Culture
Kmart locations are dwindling but its in-store soundtrack is having a moment
Leave this tab open while you scroll on Amazon for full-force retail nostalgia
Kmart, once one of America’s largest big-box retailers, has been dying a long, quiet death for decades. CNN reports that just sixteen locations remain, and the retailer closed its last store in California just this weekend. But its store soundtrack has been having a moment.
Since 2015, the Internet Archive has hosted hours of Kmart in-store soundtracks from the ‘70s, ‘80s, and ‘90s— much of it overwhelmingly inoffensive elevator music that gently jolts recollections of popcorn smell, endless fluorescent ceilings, and glorious toy aisles. The audio is a fascinating glimpse into the recent past and a pinnacle of Musak, the trademarked brand of background music whose name has gone the way of Q-tips and Kleenex, becoming a generic term for all background music. Kmart may be all but dead, but retail nostalgia lives on.
Get in the spirit of a very Kmart Christmas with this holiday-themed tape from 1991 and notice the dated ads that play between the easy-listening soft rock tracks. Announcements, read in a soothingly smooth voice, remind shoppers that smoking is permitted in the cafe but not the shopping floor. The voice promotes obsolete technology with a tone of authoritative pride.

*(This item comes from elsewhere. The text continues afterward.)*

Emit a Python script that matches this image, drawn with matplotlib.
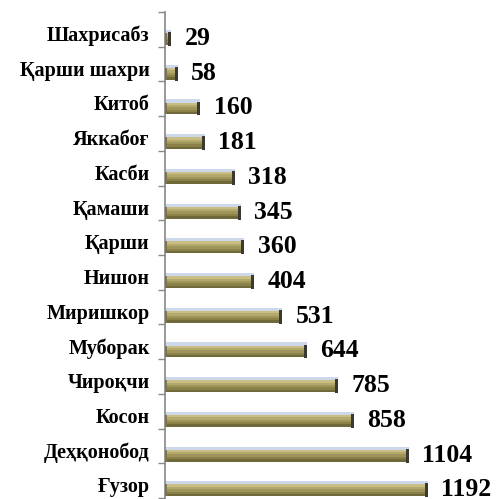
import numpy as np
import matplotlib.pyplot as plt

# districts, top to bottom as in the chart
districts = ['Шахрисабз', 'Қарши шахри', 'Китоб', 'Яккабоғ', 'Касби', 'Қамаши',
             'Қарши', 'Нишон', 'Миришкор', 'Муборак', 'Чироқчи', 'Косон',
             'Деҳқонобод', 'Ғузор']
values = [29, 58, 160, 181, 318, 345, 360, 404, 531, 644, 785, 858, 1104, 1192]

serif = ['Liberation Serif', 'DejaVu Serif']

fig = plt.figure(figsize=(4.96, 4.99), dpi=100)
ax = fig.add_axes([165 / 496, 1 / 499, 331 / 496, 486 / 499])
ax.set_xlim(0, 1500)
ax.set_ylim(len(districts), 0)

y = np.arange(len(districts))
yc = y + 0.78   # bars sit low in each band (3d depth look)
h = 0.34
vals = np.array(values)

# light blue top face
ax.barh(yc - h / 2 - 0.04, vals, height=0.1, left=0, color='#cdd8ea', zorder=2)
# body with a rough vertical gradient
shades = ['#c9bf86', '#b3a96c', '#9f955a', '#8a8149', '#6f683a']
sh = h / len(shades)
for k, c in enumerate(shades):
    ax.barh(yc - h / 2 + sh * (k + 0.5), vals, height=sh, left=0, color=c,
            zorder=3)
# dark end cap
cap = 14
ax.barh(yc, np.full(len(vals), cap), height=h + 0.06, left=vals - cap,
        color='#3a3a32', zorder=4)
# softer left end
ax.barh(yc, np.full(len(vals), 8), height=h, left=0, color='#7d7548', zorder=4)

for yi, v in zip(y, values):
    ax.text(v + 60, yi + 0.95, str(v), ha='left', va='baseline',
            fontsize=18.5, fontweight='bold', family=serif)

# category labels
ax.set_yticks(y + 0.62)
ax.set_yticklabels(districts, fontsize=14.5, fontweight='bold', family=serif)
ax.tick_params(axis='y', which='major', length=0, pad=11)
ax.set_yticks(np.arange(len(districts) + 1), minor=True)
ax.tick_params(axis='y', which='minor', length=5, color='#888888', width=1)
ax.set_xticks([])

for s in ['top', 'right', 'bottom']:
    ax.spines[s].set_visible(False)
ax.spines['left'].set_color('#888888')
ax.spines['left'].set_linewidth(1.2)

fig.savefig('out.png', dpi=100)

"High-tech doesn't have to be expensive,” says one tape from 1989. “Just ask Martha Stewart, our entertainment and lifestyle consultant. She recommends trying our Gemini cable, VCR and telephone accessories available in a wide assortment of styles. Gemini: just another of the great names that's at home with Martha Stewart and You."
Some of the soothing announcements are narrated by Cecil Rutherford, whose obituary describes him with an iconic title: “the voice of Kmart.”
Retail nostalgia — The audio ephemera has pleased the crowd of internet users who listen to elevator music willingly. The Kmart tracks were embraced by Vaporwave artists of the 2010s. Specifically, they added fuel to the microgenre dubbed Mallsoft that idealizes the ‘90s shopping mall A E S T H E T I C and the mundane beauty of Nowhere, USA (see also: Tumblr blogs of abandoned malls). The soft rock soundtracks see second lives on Soundcloud and Spotify as musicians remix, sample, and splice it into lo-fi beats. Texas musician Juicy the Emissary even created an album called “Attention Kmart Choppers” in 2017. As the pandemic continues, we return to the audio associated with idle moments in elevators and endless shopping aisles.
Who saved all these? Mark Davis started pocketing the soundtrack tapes soon after getting a job at Kmart when he was 16. The collection, which he admits is strange, was in the interest of future nostalgia. “You get to know the music. Whether you like it or not, it carries you throughout the day,” he said on the For Keeps podcast, adding that the pre-recorded cassettes were played about ten times a day and changed monthly or weekly. When Davis went to college, the service desk workers saved the cassettes to feed his collection.
After college, he returned to Kmart in a management position before eventually switching to a career in IT. In 2008, the at-home archivist began regularly uploading footage to Youtube. Davis’ penchant for nostalgia is clear from his channel’s content: clips of his 1991 high school assemblies, news broadcasts, and tours of his many, many collections (Atari 2600 Cartridges, Western Electric telephones, and Texas Instruments Speak & Spell-type toys, to name a few).
In 2013, his third most popular video reintroduced the world to old-school Kmart soundtracks. When the 10-minute description of his collection started gaining traction, Davis agreed to upload the collection to the Internet Archive. The trove of Kmart nostalgia started getting media attention, inspiring Kmart aficionados such as Florida man Tom Schwarzrock to contribute to the collection. “Attention Kmart Shoppers” grew from 56 original cassettes to 149 audio tracks.
Mark Davis says that he laughs along with the people that joke about his unusuual fondness for collections (an MTV headline reads “This guy saved five years worth of Kmart’s in-store music, for some reason”). One of his top Youtube comments reads “you care more about Kmart than their CEO.” Davis, who continues to document retail or tech-related curiosities to this day, puts it simply: “I’m a collections person.”
WFH tunes — So if you want to re-live Kmart’s heyday as you WFH — or get in the shopping spirit as you scroll Amazon — there’s no better soundtrack than “Hey Kmart Shoppers.” Davis says that the chain started piping in its tunes via satellite in the ‘90s, and moved away from ambient soft-rock in favor of pop hits. Who’s to say the retailer would have had a different fate if it had continued with the easy-listening.